- [Entries with chart source code]:
## BEGIN

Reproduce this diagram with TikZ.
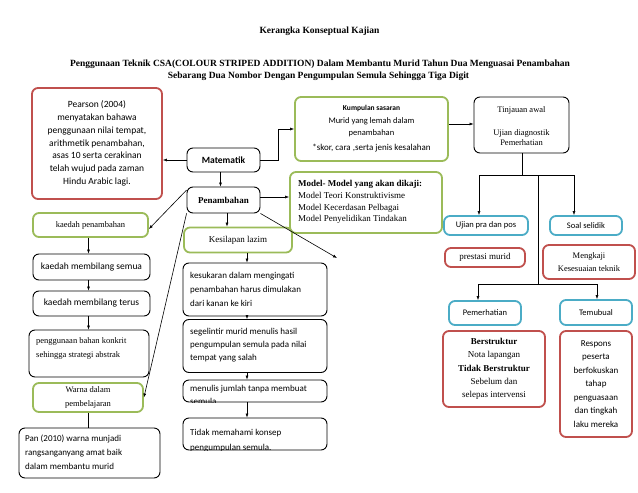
\documentclass[tikz,border=0pt]{standalone}
\usepackage{fontspec}
\setmainfont{Liberation Serif}
\newfontfamily\calib{Carlito}
\usetikzlibrary{arrows.meta}
\definecolor{grn}{RGB}{155,187,89}
\definecolor{rd}{RGB}{192,80,77}
\definecolor{blu}{RGB}{75,172,198}
\tikzset{
 base/.style={rectangle, rounded corners=6pt, inner sep=2pt, align=center},
 blk/.style={base, draw=black, line width=0.9pt},
 gbox/.style={base, draw=grn, line width=1.8pt},
 rbox/.style={base, draw=rd, line width=1.8pt},
 bbox/.style={base, draw=blu, line width=1.8pt},
 conn/.style={draw=black, line width=0.6pt},
 arr/.style={conn, -{Latex[length=4pt,width=3pt]}},
 cf/.style={font=\calib\fontsize{9.5}{12.8}\selectfont},
 cfs/.style={font=\calib\fontsize{8.5}{10}\selectfont},
 tf/.style={font=\fontsize{9}{13}\selectfont},
 tfs/.style={font=\fontsize{8.5}{10}\selectfont},
 ttl/.style={font=\bfseries\fontsize{9.5}{12}\selectfont},
 plain/.style={inner sep=0pt, align=left},
}
\begin{document}
\begin{tikzpicture}[x=1pt,y=-1pt]
\path[fill=white] (0,0) rectangle (638,493);
\useasboundingbox (0,0) rectangle (638,493);

% titles
\node[ttl] (title) at (319.5,31) {Kerangka Konseptual Kajian};
\node[ttl] (sub1) at (320,64) {Penggunaan Teknik CSA(COLOUR  STRIPED  ADDITION) Dalam Membantu Murid Tahun  Dua Menguasai Penambahan};
\node[ttl] (sub2) at (318.5,76) {Sebarang Dua Nombor Dengan Pengumpulan  Semula Sehingga Tiga Digit};

% left top
\node[rbox, cf, minimum width=130pt, minimum height=111pt] (pearson) at (97,143.5)
 {Pearson (2004)\\menyatakan bahawa\\penggunaan nilai tempat,\\arithmetik penambahan,\\asas  10 serta cerakinan\\telah wujud pada zaman\\Hindu Arabic lagi.};
\node[blk, cf, minimum width=73pt, minimum height=24pt] (mat) at (223.5,160) {\textbf{Matematik}};
\node[blk, tf, minimum width=73pt, minimum height=26pt] (pen) at (223.5,200) {\textbf{Penambahan}};

% kumpulan
\node[gbox, minimum width=153pt, minimum height=64pt] (kump) at (371.5,129) {};
\node[plain, align=center] (kumpt) at (371.5,129)
 {{\calib\fontsize{7.5}{9}\selectfont\textbf{Kumpulan sasaran}}\\[1pt]
  {\calib\fontsize{8.5}{11.5}\selectfont Murid yang lemah dalam}\\
  {\calib\fontsize{8.5}{11.5}\selectfont penambahan}\\[3pt]
  {\calib\fontsize{9}{10}\selectfont *skor, cara ,serta jenis kesalahan}};

% tinjauan
\node[blk, minimum width=95pt, minimum height=56pt] (tinj) at (521.5,125) {};
\node[plain, tfs, align=center] (tinjt) at (521.5,126) {Tinjauan  awal\\[13pt]Ujian diagnostik\\Pemerhatian};

% model
\node[gbox, minimum width=152pt, minimum height=61pt] (model) at (366,202.5) {};
\node[plain, font=\fontsize{9}{11.8}\selectfont, anchor=west] (modelt) at (298,202)
 {\textbf{Model- Model yang akan dikaji:}\\Model Teori  Konstruktivisme\\Model Kecerdasan Pelbagai\\Model Penyelidikan  Tindakan};

% left column
\node[gbox, tfs, minimum width=115pt, minimum height=24pt] (kpen) at (90.5,225) {kaedah penambahan};
\node[blk, cf, minimum width=117pt, minimum height=26pt] (ksemua) at (91.5,267) {kaedah membilang semua};
\node[blk, cf, minimum width=117pt, minimum height=25pt] (kterus) at (91.5,303.5) {kaedah membilang terus};
\node[blk, minimum width=120pt, minimum height=47pt] (konkrit) at (89,353.5) {};
\node[plain, font=\fontsize{8.5}{14}\selectfont, anchor=north west] (konkritt) at (36,337) {penggunaan  bahan konkrit\\sehingga  strategi abstrak};
\node[gbox, font=\fontsize{8.5}{14}\selectfont, minimum width=110pt, minimum height=29pt] (warna) at (88,397.5) {Warna dalam\\pembelajaran};
\node[blk, minimum width=141pt, minimum height=50pt] (pan) at (89.5,453) {};
\node[plain, font=\calib\fontsize{9}{14}\selectfont, anchor=west] (pant) at (25,452) {Pan (2010) warna munjadi\\rangsanganyang amat baik\\dalam membantu murid};

% middle column
\node[gbox, tf, minimum width=108pt, minimum height=25pt] (kesil) at (238,240) {Kesilapan  lazim};
\node[blk, minimum width=144pt, minimum height=53pt] (kesuk) at (255,289.5) {};
\node[plain, font=\calib\fontsize{9}{14}\selectfont, anchor=west] (kesukt) at (190,289.5) {kesukaran dalam mengingati\\penambahan harus dimulakan\\dari kanan ke kiri};
\node[blk, minimum width=144pt, minimum height=53pt] (segel) at (255,346) {};
\node[plain, font=\calib\fontsize{9}{13}\selectfont, anchor=west] (segelt) at (190,345) {segelintir murid menulis hasil\\pengumpulan semula pada nilai\\tempat yang salah};
\node[blk, minimum width=144pt, minimum height=22pt] (menulis) at (255,391) {};
\node[blk, minimum width=144pt, minimum height=32pt] (tidak) at (255,434) {};
\begin{scope}
 \clip[rounded corners=6pt] (menulis.south west) rectangle (menulis.north east);
 \node[plain, font=\calib\fontsize{9}{12.5}\selectfont, anchor=west] (menulist) at (190,395) {menulis  jumlah tanpa membuat\\semula};
\end{scope}
\begin{scope}
 \clip[rounded corners=6pt] (tidak.south west) rectangle (tidak.north east);
 \node[plain, font=\calib\fontsize{9}{15}\selectfont, anchor=west] (tidakt) at (190,441) {Tidak memahami  konsep\\pengumpulan  semula.};
\end{scope}

% right column
\node[bbox, cfs, minimum width=84pt, minimum height=19pt] (ujian) at (486,225.5) {Ujian pra dan pos};
\node[bbox, cfs, minimum width=72pt, minimum height=19pt] (soal) at (586,225.5) {Soal selidik};
\node[rbox, tf, minimum width=80pt, minimum height=19pt] (prestasi) at (485,257.5) {prestasi murid};
\node[rbox, font=\fontsize{8.5}{13}\selectfont, minimum width=92pt, minimum height=34pt] (mengkaji) at (589,262) {Mengkaji\\Kesesuaian  teknik};
\node[bbox, cfs, minimum width=72pt, minimum height=24pt] (pemer) at (485,313) {Pemerhatian};
\node[bbox, cfs, minimum width=72pt, minimum height=25pt] (temu) at (596,312.5) {Temubual};
\node[rbox, font=\fontsize{9}{13.3}\selectfont, minimum width=102pt, minimum height=76pt] (berstr) at (494,369)
 {\textbf{Berstruktur}\\Nota lapangan\\\textbf{Tidak  Berstruktur}\\Sebelum  dan\\selepas  intervensi};
\node[rbox, font=\calib\fontsize{9}{13.5}\selectfont, minimum width=72pt, minimum height=106pt] (respons) at (596,384)
 {Respons\\peserta\\berfokuskan\\tahap\\penguasaan\\dan tingkah\\laku mereka};

% junction coordinates
\coordinate (j1) at (522.5,175);
\coordinate (jl) at (479,175);
\coordinate (jr) at (574,175);
\coordinate (jm) at (538,175);
\coordinate (j2) at (538,284);
\coordinate (j2l) at (478,284);
\coordinate (j2r) at (597,284);
\coordinate (free) at (337,258);
\coordinate (bend) at (278,160);

% connectors
\draw[arr] (mat.west) -- (mat.west -| pearson.east);
\draw[arr] (mat.east) -- (bend) |- (kump.west);
\draw[arr] (kump.east |- 0,124) -- (tinj.west |- 0,124);
\draw[arr] ([xshift=-3pt]mat.south) -- ([xshift=-3pt]pen.north);
\draw[arr] (pen.east |- 0,197) -- (model.west |- 0,197);
\draw[arr] (pen.165) -- ([yshift=-4pt]kpen.east);
\draw[arr] (pen.200) -- (warna.east);
\draw[arr] (pen.south east) -- (free);
\draw[arr] ([xshift=3.5pt]pen.south) -- ([xshift=3.5pt]pen.south |- kesil.north);
\draw[arr] ([xshift=9pt]kesil.south) -- ([xshift=9pt]kesil.south |- kesuk.north);
\draw[arr] ([xshift=-8pt]kesuk.south) -- ([xshift=-8pt]segel.north);
\draw[arr] ([xshift=-8pt]segel.south) -- ([xshift=-8pt]menulis.north);
\draw[arr] ([xshift=-8pt]menulis.south) -- ([xshift=-8pt]tidak.north);
\draw[arr] ([xshift=-2pt]kpen.south) -- ([xshift=-2pt]kpen.south |- ksemua.north);
\draw[arr] ([xshift=-3pt]ksemua.south) -- ([xshift=-3pt]kterus.north);
\draw[arr] ([xshift=-3pt]kterus.south) -- ([xshift=-3pt]kterus.south |- konkrit.north);
\draw[conn] (warna.south) -- (warna.south |- pan.north);

\draw[conn] (tinj.south -| j1) -- (j1);
\draw[conn] (jl) -- (jr);
\draw[arr] (jl) -- (jl |- ujian.north);
\draw[arr] (jr) -- (jr |- soal.north);
\draw[conn] (jm) -- (j2);
\draw[conn] (j2l) -- (j2r);
\draw[arr] (j2l) -- (j2l |- pemer.north);
\draw[arr] (j2r) -- (j2r |- temu.north);
\end{tikzpicture}
\end{document}
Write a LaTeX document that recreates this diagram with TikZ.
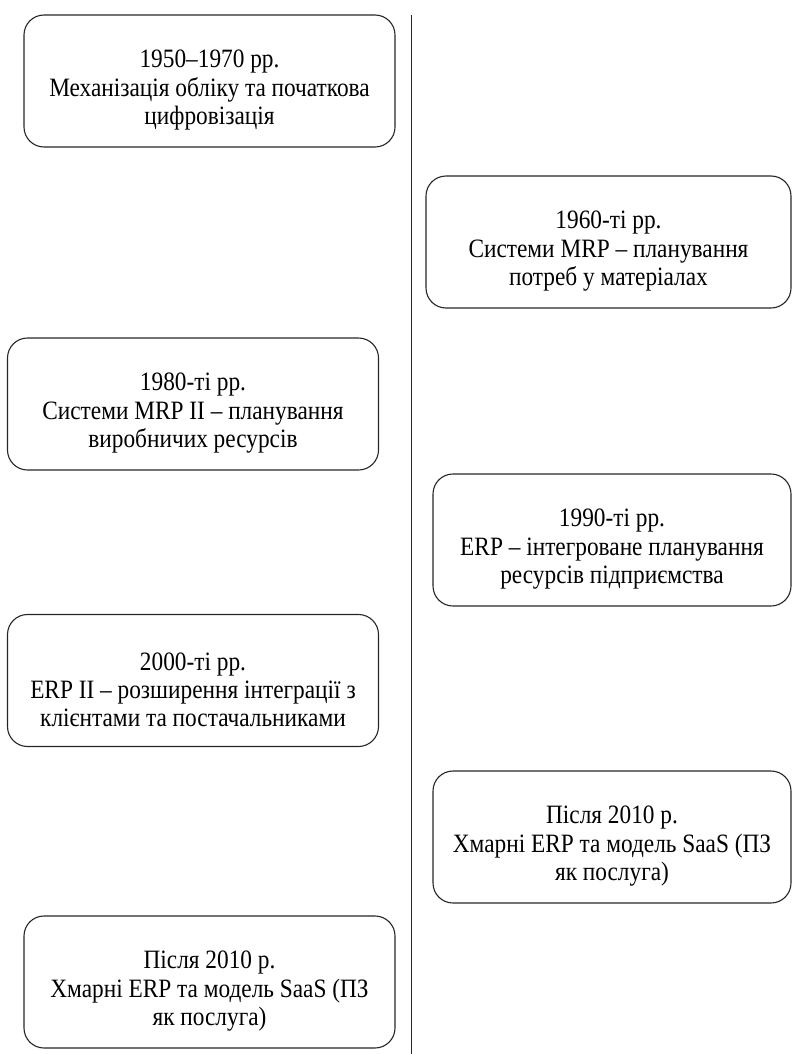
\documentclass[tikz,border=0pt]{standalone}
\usepackage{fontspec}
\setmainfont[FakeStretch=0.88]{Liberation Serif}
\newcommand\boxlift{\rule{0pt}{36pt}}
\begin{document}
\begin{tikzpicture}[x=1pt,y=-1pt,
  evbox/.style={draw=black!85, line width=1.1pt, rounded corners=20pt, minimum height=132pt,
    align=center, inner sep=0pt, font=\fontsize{26.5}{28.3}\selectfont},
  lbox/.style={evbox, minimum width=371pt},
  rbox/.style={evbox, minimum width=358pt},
  axis/.style={draw=black!85, line width=1.1pt}]
\useasboundingbox (0,0) rectangle (792,1054);
\coordinate (ltop) at (411.5,15);
\coordinate (lbot) at (411.5,1054);
\draw[axis] (ltop) -- (lbot);
\node[lbox] (b1) at (209.5,81) {\boxlift1950–1970 рр.\\Механізація обліку та початкова\\цифровізація};
\node[rbox, minimum width=365pt] (b2) at (608.5,242) {\boxlift1960-ті рр.\\Системи MRP – планування\\потреб у матеріалах};
\node[lbox] (b3) at (193,404) {\boxlift1980-ті рр.\\Системи MRP II – планування\\виробничих ресурсів};
\node[rbox] (b4) at (612,540) {\boxlift1990-ті рр.\\ERP – інтегроване планування\\ресурсів підприємства};
\node[lbox] (b5) at (193,680.5) {\boxlift2000-ті рр.\\ERP II – розширення інтеграції з\\клієнтами та постачальниками};
\node[rbox] (b6) at (612,837) {\boxlift Після 2010 р.\\Хмарні ERP та модель SaaS (ПЗ\\як послуга)};
\node[lbox] (b7) at (209.5,982) {\boxlift Після 2010 р.\\Хмарні ERP та модель SaaS (ПЗ\\як послуга)};
\end{tikzpicture}
\end{document}
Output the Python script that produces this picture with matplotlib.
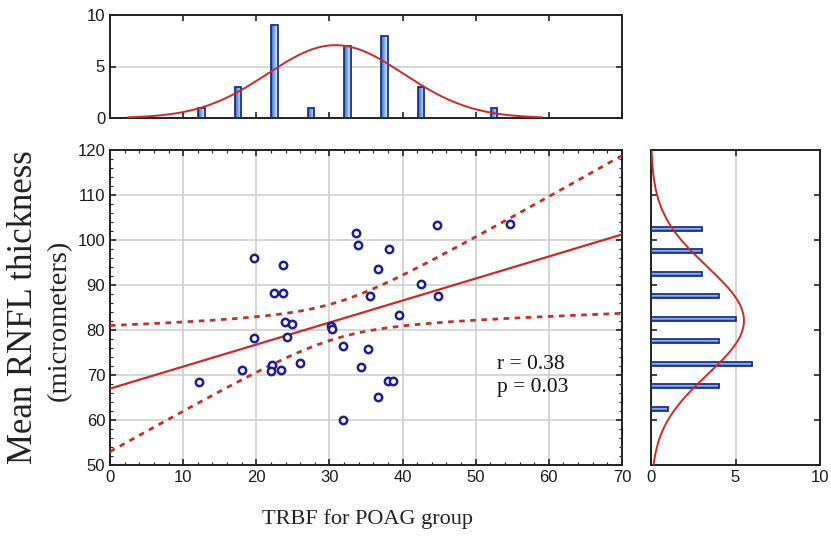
import numpy as np
import matplotlib
matplotlib.use("Agg")
import matplotlib.pyplot as plt
from matplotlib.ticker import AutoMinorLocator
from matplotlib.colors import LinearSegmentedColormap

# ---- data ----
trbf = [19.7, 23.7, 22.4, 23.6, 23.9, 24.9, 19.7, 24.2, 26.0, 18.1, 22.1, 22.0, 23.4, 12.2,
        33.6, 33.9, 44.7, 54.7, 38.2, 36.7, 42.5, 35.5, 44.9, 39.5, 30.2, 30.4, 31.9, 35.3,
        34.3, 38.0, 38.7, 36.6, 31.9]
rnfl = [95.9, 94.4, 88.2, 88.2, 81.7, 81.3, 78.2, 78.4, 72.7, 71.1, 72.2, 70.9, 71.1, 68.5,
        101.5, 99.0, 103.3, 103.5, 98.1, 93.5, 90.2, 87.5, 87.6, 83.3, 80.9, 80.2, 76.4, 75.8,
        71.8, 68.7, 68.7, 65.2, 60.0]

top_bin_centers = [12.5, 17.5, 22.5, 27.5, 32.5, 37.5, 42.5, 52.5]
top_counts = [1, 3, 9, 1, 7, 8, 3, 1]
right_bin_centers = [62.5, 67.5, 72.5, 77.5, 82.5, 87.5, 92.5, 97.5, 102.5]
right_counts = [1, 4, 6, 4, 5, 4, 3, 3, 3]

x_ticks = [0, 10, 20, 30, 40, 50, 60, 70]
y_ticks = [50, 60, 70, 80, 90, 100, 110, 120]
hist_ticks = [0, 5, 10]
stats_text = "r = 0.38\np = 0.03"
xlabel = "TRBF for POAG group"
ylabel1 = "Mean RNFL thickness"
ylabel2 = "(micrometers)"

# ---- style ----
W, H = 831, 538
fig = plt.figure(figsize=(W / 100, H / 100), dpi=100)
sans = ["Liberation Sans", "DejaVu Sans"]
serif = ["Liberation Serif", "DejaVu Serif"]
plt.rcParams["font.family"] = sans

red = "#d02828"
navy = "#1c1c9c"
edge_c = "#1a2f8f"
grid_c = "#cfcfcf"
frame_c = "#222222"
cmap = LinearSegmentedColormap.from_list("g", ["#2a6ad0", "#e6f6ff"])

def fr(l, t, r, b):
    return [l / W, 1 - b / H, (r - l) / W, (b - t) / H]

ax = fig.add_axes(fr(110, 150, 622, 465))
axt = fig.add_axes(fr(110, 15, 622, 118))
axr = fig.add_axes(fr(651, 150, 820, 465))

for a in (ax, axt, axr):
    for s in a.spines.values():
        s.set_color(frame_c)
        s.set_linewidth(1.4)
    a.tick_params(direction="in", length=4, width=1.2, colors=frame_c,
                  top=True, right=True, labelsize=12, labelcolor="#1a1a1a")
    a.tick_params(which="minor", direction="in", length=2, width=0.8,
                  top=True, right=True, colors=frame_c)

# ---- main scatter ----
x = np.array(trbf)
y = np.array(rnfl)
n = len(x)
slope, intercept = np.polyfit(x, y, 1)
xs = np.linspace(0, 70, 200)
yfit = intercept + slope * xs
resid = y - (intercept + slope * x)
s_err = np.sqrt(np.sum(resid ** 2) / (n - 2))
tval = 2.04
ci = tval * s_err * np.sqrt(1 / n + (xs - x.mean()) ** 2 / np.sum((x - x.mean()) ** 2))

ax.grid(True, color=grid_c, linewidth=1.2, zorder=0)
ax.plot(xs, yfit, color=red, lw=1.6, zorder=3)
ax.plot(xs, yfit + ci, color="#c0302c", lw=2.0, ls=(0, (2, 2)), zorder=3)
ax.plot(xs, yfit - ci, color="#c0302c", lw=2.0, ls=(0, (2, 2)), zorder=3)
ax.plot(x, y, "o", ms=5.3, mfc="white", mec=navy, mew=1.8, zorder=4, clip_on=False)
ax.set_xlim(0, 70)
ax.set_ylim(50, 120)
ax.set_xticks(x_ticks)
ax.set_yticks(y_ticks)
ax.xaxis.set_minor_locator(AutoMinorLocator(5))
ax.yaxis.set_minor_locator(AutoMinorLocator(5))
ax.text(52.9, 69.7, stats_text, family=serif, fontsize=15.5, va="center", ha="left",
        linespacing=1.3, color="#111111")

fig.text(367 / W, 1 - 519 / H, xlabel, family=serif, fontsize=16, ha="center", va="center",
         color="#222222")
fig.text(24 / W, 1 - 307 / H, ylabel1, family=serif, fontsize=25, ha="center", va="center",
         rotation=90, color="#222222")
fig.text(59 / W, 1 - 320 / H, ylabel2, family=serif, fontsize=20.5, ha="center", va="center",
         rotation=90, color="#222222")

# ---- top histogram ----
bars = axt.bar(top_bin_centers, top_counts, width=0.9, facecolor="none",
               edgecolor=edge_c, linewidth=1.3, zorder=3)
for b in bars:
    x0, y0 = b.get_xy()
    im = axt.imshow(np.linspace(0, 1, 32).reshape(1, -1), cmap=cmap, aspect="auto",
                    extent=[x0, x0 + b.get_width(), y0, y0 + b.get_height()], zorder=2.5)
    im.set_clip_path(b)
mx, sx = x.mean(), x.std(ddof=1)
xc = np.linspace(2.5, 59, 300)
axt.plot(xc, n * 5 * np.exp(-0.5 * ((xc - mx) / sx) ** 2) / (sx * np.sqrt(2 * np.pi)),
         color=red, lw=1.4, zorder=4)
axt.set_xlim(0, 70)
axt.set_ylim(0, 10)
axt.set_xticks(x_ticks)
axt.set_yticks(hist_ticks)
axt.tick_params(labelbottom=False)
axt.yaxis.grid(True, color=grid_c, lw=1.2, zorder=0)

# ---- right histogram ----
rbars = axr.barh(right_bin_centers, right_counts, height=0.9, facecolor="none",
                 edgecolor=edge_c, linewidth=1.3, zorder=3)
for b in rbars:
    x0, y0 = b.get_xy()
    im = axr.imshow(np.linspace(0, 1, 32).reshape(-1, 1), cmap=cmap, aspect="auto",
                    origin="lower",
                    extent=[x0, x0 + b.get_width(), y0, y0 + b.get_height()], zorder=2.5)
    im.set_clip_path(b)
my, sy = y.mean(), y.std(ddof=1)
yc = np.linspace(50, 120, 300)
axr.plot(n * 5 * np.exp(-0.5 * ((yc - my) / sy) ** 2) / (sy * np.sqrt(2 * np.pi)), yc,
         color=red, lw=1.4, zorder=4)
axr.set_xlim(0, 10)
axr.set_ylim(50, 120)
axr.set_xticks(hist_ticks)
axr.set_yticks(y_ticks)
axr.tick_params(labelleft=False)
axr.xaxis.grid(True, color=grid_c, lw=1.2, zorder=0)

fig.savefig("out.png", dpi=100)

## END

- [PROBLEM DETAILS]:
Write out each line of the listing above, exactly, from its first line to the line holding "cara ,serta jenis", inclusive. Skip the pictures.

- [ANSWER FOR THE TASK]:
Reproduce this diagram with TikZ.
\documentclass[tikz,border=0pt]{standalone}
\usepackage{fontspec}
\setmainfont{Liberation Serif}
\newfontfamily\calib{Carlito}
\usetikzlibrary{arrows.meta}
\definecolor{grn}{RGB}{155,187,89}
\definecolor{rd}{RGB}{192,80,77}
\definecolor{blu}{RGB}{75,172,198}
\tikzset{
 base/.style={rectangle, rounded corners=6pt, inner sep=2pt, align=center},
 blk/.style={base, draw=black, line width=0.9pt},
 gbox/.style={base, draw=grn, line width=1.8pt},
 rbox/.style={base, draw=rd, line width=1.8pt},
 bbox/.style={base, draw=blu, line width=1.8pt},
 conn/.style={draw=black, line width=0.6pt},
 arr/.style={conn, -{Latex[length=4pt,width=3pt]}},
 cf/.style={font=\calib\fontsize{9.5}{12.8}\selectfont},
 cfs/.style={font=\calib\fontsize{8.5}{10}\selectfont},
 tf/.style={font=\fontsize{9}{13}\selectfont},
 tfs/.style={font=\fontsize{8.5}{10}\selectfont},
 ttl/.style={font=\bfseries\fontsize{9.5}{12}\selectfont},
 plain/.style={inner sep=0pt, align=left},
}
\begin{document}
\begin{tikzpicture}[x=1pt,y=-1pt]
\path[fill=white] (0,0) rectangle (638,493);
\useasboundingbox (0,0) rectangle (638,493);

% titles
\node[ttl] (title) at (319.5,31) {Kerangka Konseptual Kajian};
\node[ttl] (sub1) at (320,64) {Penggunaan Teknik CSA(COLOUR  STRIPED  ADDITION) Dalam Membantu Murid Tahun  Dua Menguasai Penambahan};
\node[ttl] (sub2) at (318.5,76) {Sebarang Dua Nombor Dengan Pengumpulan  Semula Sehingga Tiga Digit};

% left top
\node[rbox, cf, minimum width=130pt, minimum height=111pt] (pearson) at (97,143.5)
 {Pearson (2004)\\menyatakan bahawa\\penggunaan nilai tempat,\\arithmetik penambahan,\\asas  10 serta cerakinan\\telah wujud pada zaman\\Hindu Arabic lagi.};
\node[blk, cf, minimum width=73pt, minimum height=24pt] (mat) at (223.5,160) {\textbf{Matematik}};
\node[blk, tf, minimum width=73pt, minimum height=26pt] (pen) at (223.5,200) {\textbf{Penambahan}};

% kumpulan
\node[gbox, minimum width=153pt, minimum height=64pt] (kump) at (371.5,129) {};
\node[plain, align=center] (kumpt) at (371.5,129)
 {{\calib\fontsize{7.5}{9}\selectfont\textbf{Kumpulan sasaran}}\\[1pt]
  {\calib\fontsize{8.5}{11.5}\selectfont Murid yang lemah dalam}\\
  {\calib\fontsize{8.5}{11.5}\selectfont penambahan}\\[3pt]
  {\calib\fontsize{9}{10}\selectfont *skor, cara ,serta jenis kesalahan}};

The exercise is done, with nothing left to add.